Sidelines: Wrapping up March Madness


Adama Sanogo waits to embrace head coach Dan Hurley following their national championship victory. (Photo courtesy of KSL Sports)

As the final confetti is swept off the court following the University of Connecticut’s dominant run through the entire 2023 NCAA bracket, it is time to revisit the tournament and consider realistically how far the Leopards could have gone.

Every single one of the top-12 seeds in the tournament was eliminated before the semifinals even began, with none of the No. 1 seeds and only three of the top 12 making it to the elite eight. This was the first time since 2011 that there were no first or second seeds in the final four, and the first time ever that a fourth seed and a fifth seed had ever played each other in the National Championship.

Connecticut looked absolutely unstoppable during the entire postseason run as it won its six tournament games by an average of 20 points per game, the fourth-highest average margin of victory in NCAA history. The main criticism on Head Coach Dan Hurley up to that point was that he has not been able to win close games. He didn’t even have the opportunity to disprove that narrative this year thanks to Connecticut’s impressive performances. The Huskies were led by dominant junior center Adama Sanogo, who filled the position of UConn’s tournament hero that was previously held by Kemba Walker and Shabazz Napier.

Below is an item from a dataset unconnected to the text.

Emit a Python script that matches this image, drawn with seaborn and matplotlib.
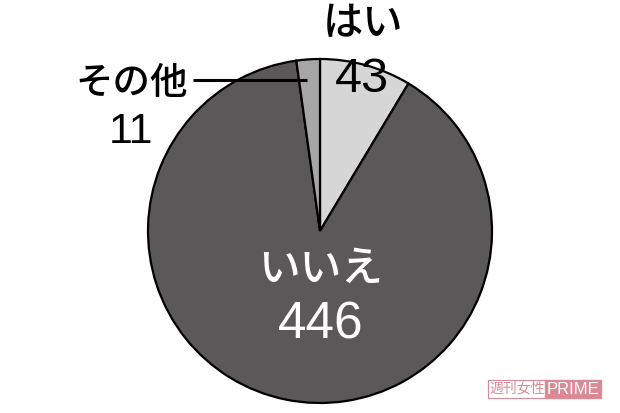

San Diego State put up a great fight but ultimately could not get it done in its attempt to become the first No. 5 seed to ever win a championship. The Aztecs, after reaching their first final four ever, will look to build upon their performance this year in recruiting, especially as rumors swirl about a potential jump to the Pac-12.

One of the biggest stories of the tournament was Florida Atlantic University, a No. 9 seed who became a Division I team only 30 years ago, making it all way to the final four, running through programs with double and triple the size of its budget. They joined the ranks of Princeton and Fairleigh Dickinson of lower seeds making it way farther in the tournament than anyone expected.

Lastly, the other main story has been the parity in this year’s tournament. Throughout the regular season, it felt like there was no clear number one team or a couple of leading teams. That was made perfectly clear during the tournament as it felt like all of the top teams were susceptible to defeat. All four No. 1 seeds were bounced before the sweet 16 with one, Purdue, falling in the first round to a No. 16 seed.

We are likely to never see another tournament like this one. The NCAA and CBS may be disappointed with the television ratings as almost every single traditional blue blood were either not up to their usual form or not in the bracket at all. While the Leopards just missed being included, there is absolutely no doubt in my mind that with the sheer number of upsets, they would have strolled to the final four.